Secure ISAC MIMO Systems: Exploiting Interference With Bayesian Cramér-Rao Bound Optimization
Nanchi Su, Fan Liu, Christos Masouros, George C. Alexandropoulos, Yifeng Xiong, Qinyu Zhang
TL;DR
This work tackles secure ISAC by formulating a BCRB-minimization problem for target sensing under a QoS constraint for multiple users, while enforcing destructive interference at potential eavesdroppers through a CI-DI signaling strategy. A tailored SCA-based algorithm solves the nonconvex optimization, decomposing the destructive interference region into linear subproblems and iteratively updating the transmit signal matrix $\mathbf{X}$. The proposed CI-DI design outperforms traditional block-level precoding, achieving tighter sensing beampatterns and higher secrecy, as evidenced by SER behavior at eavesdroppers and the CU performance–sensing tradeoff. Overall, the approach provides a practical framework for secure, high-performance ISAC using symbol-level optimization and prior-knowledge-driven sensing.
Abstract
In this paper, we present a signaling design for secure integrated sensing and communication (ISAC) systems comprising a dual-functional multi-input multi-output (MIMO) base station (BS) that simultaneously communicates with multiple users while detecting targets present in their vicinity, which are regarded as potential eavesdroppers.

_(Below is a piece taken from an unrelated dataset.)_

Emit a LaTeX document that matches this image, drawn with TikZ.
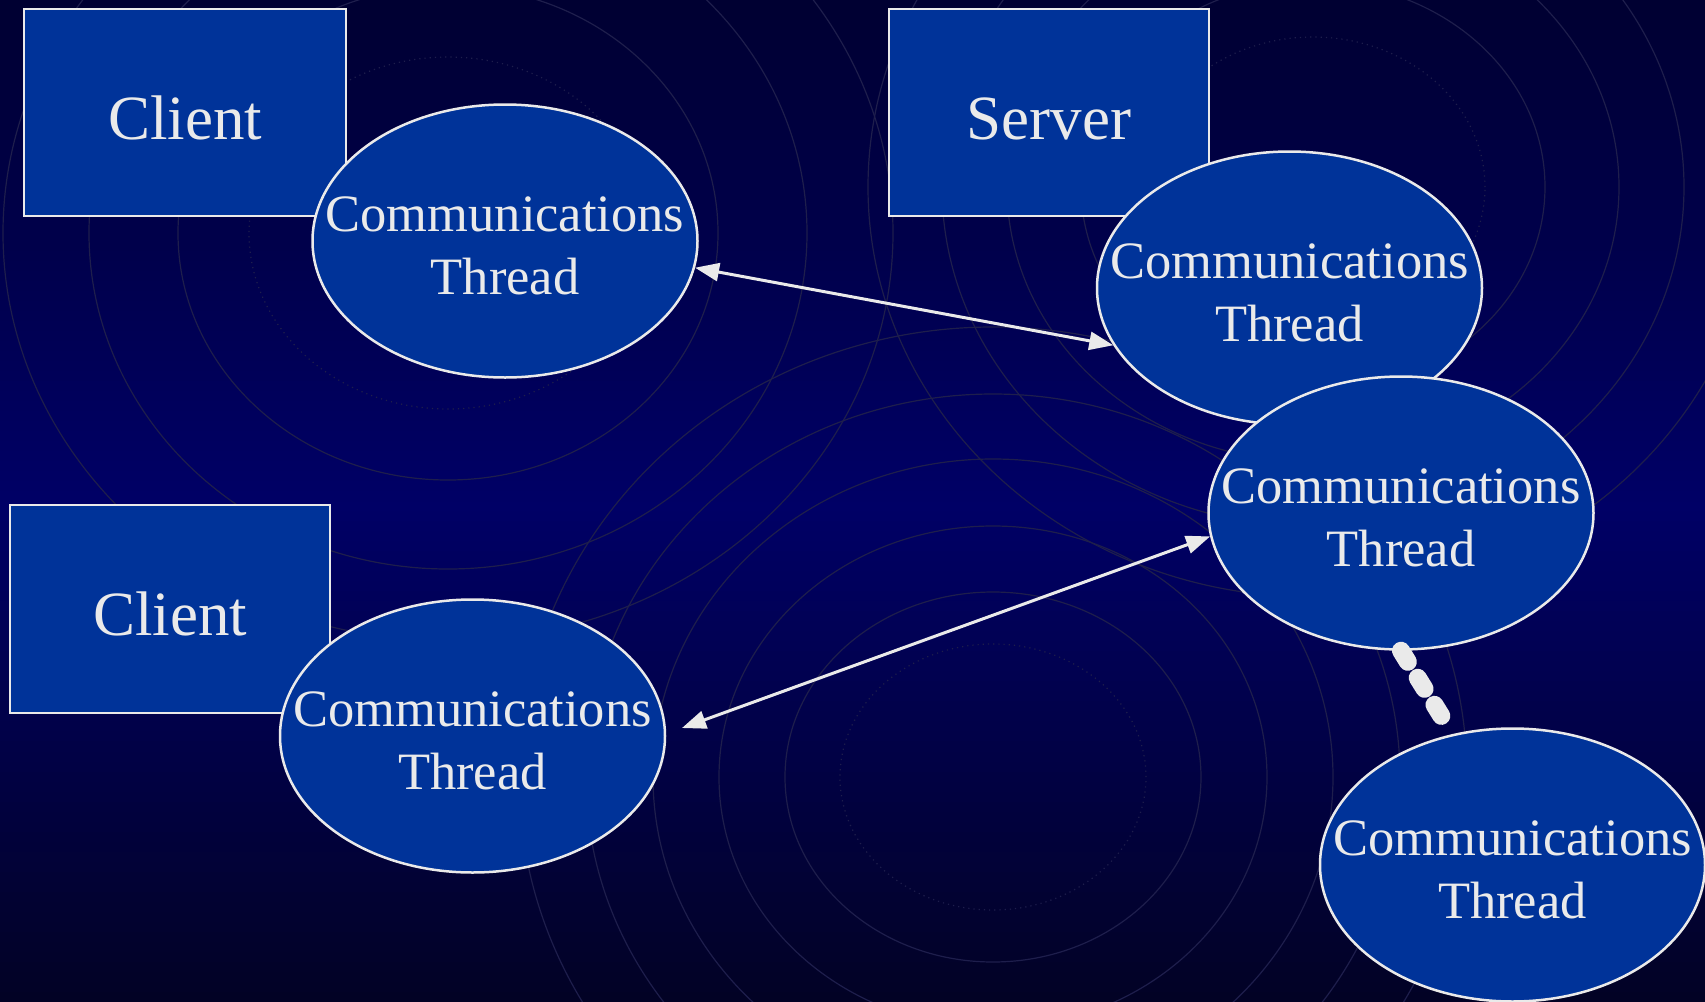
\documentclass[tikz,border=0pt]{standalone}
\usepackage{fontspec}
\setmainfont{Liberation Serif}
\usetikzlibrary{shapes.geometric,arrows.meta}
\definecolor{bgtop}{RGB}{0,0,50}
\definecolor{bgmid}{RGB}{0,0,102}
\definecolor{bgbot}{RGB}{2,2,36}
\definecolor{boxfill}{RGB}{0,51,153}
\definecolor{linecol}{RGB}{234,234,234}
\definecolor{ringcol}{RGB}{30,30,76}
\tikzset{
  ring/.style={draw=ringcol, line width=0.6pt},
  ringdot/.style={draw=ringcol, line width=0.6pt, dotted},
  bx/.style={rectangle, draw=linecol, line width=1.3pt, fill=boxfill, text=linecol,
    inner sep=0pt, text height=26.5pt, text depth=0pt,
    font=\fontsize{31.5pt}{37.8pt}\selectfont},
  th/.style={ellipse, draw=linecol, line width=1.25pt, fill=boxfill,
    inner sep=0pt, minimum width=192.5pt, minimum height=136.5pt},
  thtext/.style={text=linecol, inner sep=0pt, align=center, yshift=-2.2pt,
    font=\fontsize{26.25pt}{31.5pt}\selectfont},
  arr/.style={draw=linecol, line width=1.5pt,
    {Triangle[length=12pt,width=9pt]}-{Triangle[length=12pt,width=9pt]}},
  beads/.style={draw=linecol, line width=9pt, line cap=round, dash pattern=on 6.5pt off 9.4pt}
}
\begin{document}
\begin{tikzpicture}[x=0.5pt,y=-0.5pt]
\path[use as bounding box] (0,0) rectangle (1705,1002);
% background gradient in strips
\foreach \i in {0,...,49}{
  \pgfmathsetmacro{\p}{2*\i}
  \fill[bgmid!\p!bgtop] (0,{\i*10.02}) rectangle (1705,{(\i+1)*10.02+1});
  \pgfmathsetmacro{\q}{100-2*\i}
  \fill[bgmid!\q!bgbot] (0,{501+\i*10.02}) rectangle (1705,{501+(\i+1)*10.02+1});
}
\begin{scope}
\clip (0,0) rectangle (1705,1002);
% ring set A
\draw[ringdot] (448,233) ellipse [x radius=99.5pt, y radius=88pt];
\draw[ring] (448,233) ellipse [x radius=135pt, y radius=123.5pt];
\draw[ring] (448,233) ellipse [x radius=179.5pt, y radius=168pt];
\draw[ring] (448,233) ellipse [x radius=222.5pt, y radius=204pt];
% ring set B
\draw[ringdot] (993,777) ellipse [x radius=76.5pt, y radius=66.5pt];
\draw[ring] (993,777) ellipse [x radius=104pt, y radius=92.5pt];
\draw[ring] (993,777) ellipse [x radius=137pt, y radius=125.5pt];
\draw[ring] (993,777) ellipse [x radius=170pt, y radius=159pt];
\draw[ring] (993,777) ellipse [x radius=203.5pt, y radius=191.5pt];
\draw[ring] (993,777) ellipse [x radius=237pt, y radius=225pt];
% ring set C
\draw[ringdot] (1313,187) ellipse [x radius=86pt, y radius=75pt];
\draw[ring] (1313,187) ellipse [x radius=116pt, y radius=102.5pt];
\draw[ring] (1313,187) ellipse [x radius=153pt, y radius=137.5pt];
\draw[ring] (1313,187) ellipse [x radius=185.5pt, y radius=170pt];
\draw[ring] (1313,187) ellipse [x radius=222.5pt, y radius=205pt];
\end{scope}
% boxes
\node[bx, minimum width=161pt, minimum height=103.5pt] (c1) at (185,112.5) {Client};
\node[bx, minimum width=160pt, minimum height=103.5pt] (srv) at (1049,112.5) {Server};
\node[bx, minimum width=160pt, minimum height=104pt] (c2) at (170,609) {Client};
% threads
\node[th, label={[thtext]center:Communications\\Thread}] (e1) at (505,241) {};
\node[th, label={[thtext]center:Communications\\Thread}] (e2) at (1289.5,288) {};
\node[th, label={[thtext]center:Communications\\Thread}] (e3) at (1401,513) {};
\node[th, label={[thtext]center:Communications\\Thread}] (e4) at (472.5,736) {};
\node[th, label={[thtext]center:Communications\\Thread}] (e5) at (1512.5,865) {};
% connectors
\draw[arr] (e1.-8) -- (e2.198);
\coordinate (a2l) at (682,728);
\draw[arr] (a2l) -- (e3.187);
\coordinate (dend) at (1441.6,716.3);
\draw[beads] (e3.south) -- (dend);
\end{tikzpicture}
\end{document}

In particular, assuming that the distribution of each parameter to be estimated is known \textit{a priori}, we focus on optimizing the targets' sensing performance. To this end, we derive and minimize the Bayesian Cramér-Rao bound (BCRB), while ensuring certain communication quality of service (QoS) by exploiting constructive interference (CI). The latter scheme enforces that the received signals at the eavesdropping targets fall into the destructive region of the signal constellation, to deteriorate their decoding probability, thus enhancing the ISAC's system physical-layer security (PLS) capability. To tackle the nonconvexity of the formulated problem, a tailored successive convex approximation method is proposed for its efficient solution. Our extensive numerical results verify the effectiveness of the proposed secure ISAC design showing that the proposed algorithm outperforms block-level precoding techniques.